閣下 数分で完売したと聞く会場であちこちに空席があるというのは、ファンも我々もがっかりする。どんなツアーも「その1日」が一期一会の特別なものだし、期間限定復活のグループなどは今後二度と見られないかもしれない。見に行きたいと願う人の思いが簡単に踏みにじられているのだ。
為末 スポーツでは観客席の埋まり具合がアスリートのパフォーマンスに影響を与える場合もあります。高額転売などで押さえられたチケットの価格が乱高下して観客席に空きが出るとしたら、アスリートにも望ましくないことです。席が空くということは単なる売買を超えて、ともに作り上げるような空間にある価値を損なう可能性もあると感じます。
チケット価格と今後の課題〜時代に合ったシステムを
中西 チケット価格について、プロダクションの視点ではどうですか。
野村 お客様には学生など収入のない方もいますので、むやみに高くすることはできません。来場機会が失われることは長期的に考えると損失ですから。岸谷さんの話にありましたが、近年のチケット料金は会場内同一が主流になっています。かつてのように席種ごとに変えるというのも考え方のひとつです。最近のコンサートでの導入事例では、3席種のうち一番高額なプレミアム席でグッズの優先購入や入退場の優先レーンを使用できるサービスが取り入れられました。
閣下 慣例や慣習を見直すことも大切になるだろうな。
為末 フォーカスするポイントを間違えないようにしたいですよね。ファンとアーティストの結びつきを強めることが重要だと思います。
岸谷 そして啓発を。実は昨年、息子が人気のフェスに行くためになんの悪気もなく転売サイトで高額チケットを購入しようとしたので驚きました。

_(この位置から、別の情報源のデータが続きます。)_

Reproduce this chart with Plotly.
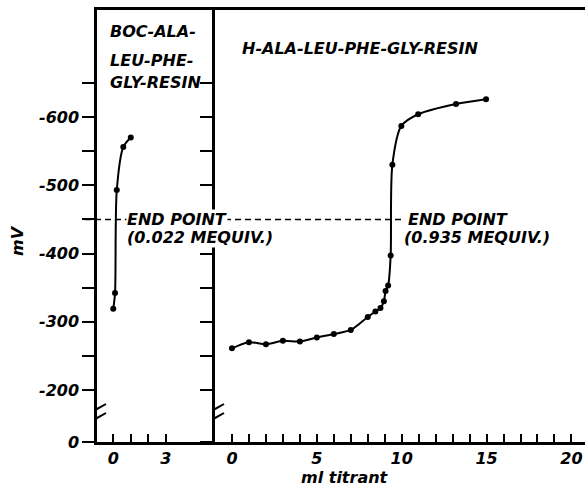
import plotly.graph_objects as go

# ---- data ----
boc_ml = [0.0, 0.1, 0.2, 0.57, 1.0]
boc_mv = [-319, -342, -493, -556, -570]

h_ml = [0.0, 1.0, 2.0, 3.0, 4.0, 5.0, 6.0, 7.0, 8.0, 8.45, 8.75, 8.95, 9.05, 9.2, 9.35,
        9.45, 9.98, 10.97, 13.2, 14.97]
h_mv = [-261, -270, -267, -272, -271, -277, -282, -288, -307, -315, -320, -330, -345, -353, -397,
        -530, -587, -604, -619, -626]

endpoint_mv = -450
y_zero_pos = -123.8          # where the broken axis puts "0"
y_break_pos = -166.3         # centre of the axis break
y_top = -756.8

y_tickvals = [-650, -600, -550, -500, -450, -400, -350, -300, -250, -200, y_zero_pos]
y_ticktext = ["", "-600", "", "-500", "", "-400", "", "-300", "", "-200", "0"]

left_x_tickvals = [0, 1, 2, 3]
left_x_ticktext = ["0", "", "", "3"]
right_x_tickvals = list(range(0, 21))
right_x_ticktext = [str(v) if v % 5 == 0 else "" for v in right_x_tickvals]

left_x_range = [-0.93, 5.81]
right_x_range = [-1.0, 20.8]

FONT = "DejaVu Sans"
fs = 16
ifont = dict(family=FONT, size=fs, color="black", style="italic", weight="bold")

fig = go.Figure()
fig.add_trace(go.Scatter(x=boc_ml, y=boc_mv, xaxis="x", yaxis="y", mode="lines+markers",
                         line=dict(color="black", width=2, shape="spline", smoothing=0.8),
                         marker=dict(color="black", size=6), showlegend=False))
fig.add_trace(go.Scatter(x=h_ml, y=h_mv, xaxis="x2", yaxis="y2", mode="lines+markers",
                         line=dict(color="black", width=2, shape="spline", smoothing=0.8),
                         marker=dict(color="black", size=6), showlegend=False))

split = (215 - 97) / 488
axis_common = dict(showline=True, linecolor="black", linewidth=2.5, showgrid=False, zeroline=False,
                   tickcolor="black", tickwidth=2, tickfont=ifont, automargin=False)

fig.update_layout(
    width=585, height=493,
    margin=dict(l=97, r=0, t=10, b=51, autoexpand=False),
    paper_bgcolor="white", plot_bgcolor="white",
    xaxis=dict(domain=[0, split], range=left_x_range, anchor="y", ticks="inside", ticklen=8,
               tickvals=left_x_tickvals, ticktext=left_x_ticktext, mirror=True, **axis_common),
    xaxis2=dict(domain=[split, 1], range=right_x_range, anchor="y2", ticks="inside", ticklen=8,
                tickvals=right_x_tickvals, ticktext=right_x_ticktext, mirror=True, **axis_common),
    yaxis=dict(domain=[0, 1], range=[y_zero_pos, y_top], anchor="x", ticks="outside", ticklen=12,
               tickvals=y_tickvals, ticktext=y_ticktext, **axis_common),
    yaxis2=dict(domain=[0, 1], matches="y", range=[y_zero_pos, y_top], anchor="x2", ticks="outside",
                ticklen=12, tickvals=y_tickvals, showticklabels=False, **axis_common),
)

# dashed end-point line
fig.add_shape(type="line", xref="paper", yref="y", x0=-0.0246, x1=0.631, y0=endpoint_mv, y1=endpoint_mv,
              line=dict(color="black", width=1.5, dash="6px,4px"))

# axis breaks
for xr, xa in (("x", left_x_range[0]), ("x2", right_x_range[0])):
    fig.add_shape(type="rect", xref=xr, yref="y", xsizemode="pixel", ysizemode="pixel",
                  xanchor=xa, yanchor=y_break_pos, x0=-3, x1=3, y0=-4, y1=4,
                  fillcolor="white", line=dict(width=0), layer="above")
    for off in (-5, 4):
        fig.add_shape(type="line", xref=xr, yref="y", xsizemode="pixel", ysizemode="pixel",
                      xanchor=xa, yanchor=y_break_pos, x0=-9, x1=9, y0=off - 5, y1=off + 5,
                      line=dict(color="black", width=2), layer="above")

ann = []
# left label
for txt, yp in (("BOC-ALA-", 0.951), ("LEU-PHE-", 0.884), ("GLY-RESIN", 0.833)):
    ann.append(dict(text=txt, xref="paper", yref="paper", x=0.0225, y=yp, xanchor="left",
                    yanchor="middle", showarrow=False, font=ifont))
ann.append(dict(text="H-ALA-LEU-PHE-GLY-RESIN", xref="paper", yref="paper", x=0.293, y=0.912,
                xanchor="left", yanchor="middle", showarrow=False, font=ifont))
# end point labels
ann.append(dict(text="END POINT", xref="x", yref="y", x=0.75, y=endpoint_mv, xanchor="left",
                yanchor="middle", showarrow=False, font=ifont, bgcolor="white", borderpad=0))
ann.append(dict(text="(0.022 MEQUIV.)", xref="x", yref="y", x=0.75, y=endpoint_mv + 27,
                xanchor="left", yanchor="middle", showarrow=False, font=ifont, bgcolor="white", borderpad=0))
ann.append(dict(text="END POINT", xref="x2", yref="y2", x=10.29, y=endpoint_mv, xanchor="left",
                yanchor="middle", showarrow=False, font=ifont, bgcolor="white", borderpad=0))
ann.append(dict(text="(0.935 MEQUIV.)", xref="x2", yref="y2", x=10.06, y=endpoint_mv + 27,
                xanchor="left", yanchor="middle", showarrow=False, font=ifont, bgcolor="white", borderpad=0))
# axis titles
ann.append(dict(text="mV", xref="paper", yref="paper", x=-0.162, y=0.4676, xanchor="center",
                yanchor="middle", textangle=-90, showarrow=False, font=ifont))
ann.append(dict(text="ml titrant", xref="paper", yref="paper", x=0.508, y=-0.0833, xanchor="center",
                yanchor="middle", showarrow=False, font=ifont))
fig.update_layout(annotations=ann)

fig.write_html("out.html", config={"displayModeBar": False},
               post_script="document.body.style.margin='0';")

野村 チケトレの認知拡大は課題ですね。今後より利便性が高まりますし、電子チケットに置き換わる過程でダイナミックプライスにも対応することになるでしょう。多少の時間はかかっても、業界全体で取り組んでいきます。
中西 本当はどの分野のチケットも、簡単に買えて身近に楽しめるものであってほしいですが、法規制やシステムが必要な時代になりました。未来の基盤をみんなで作りたいですね。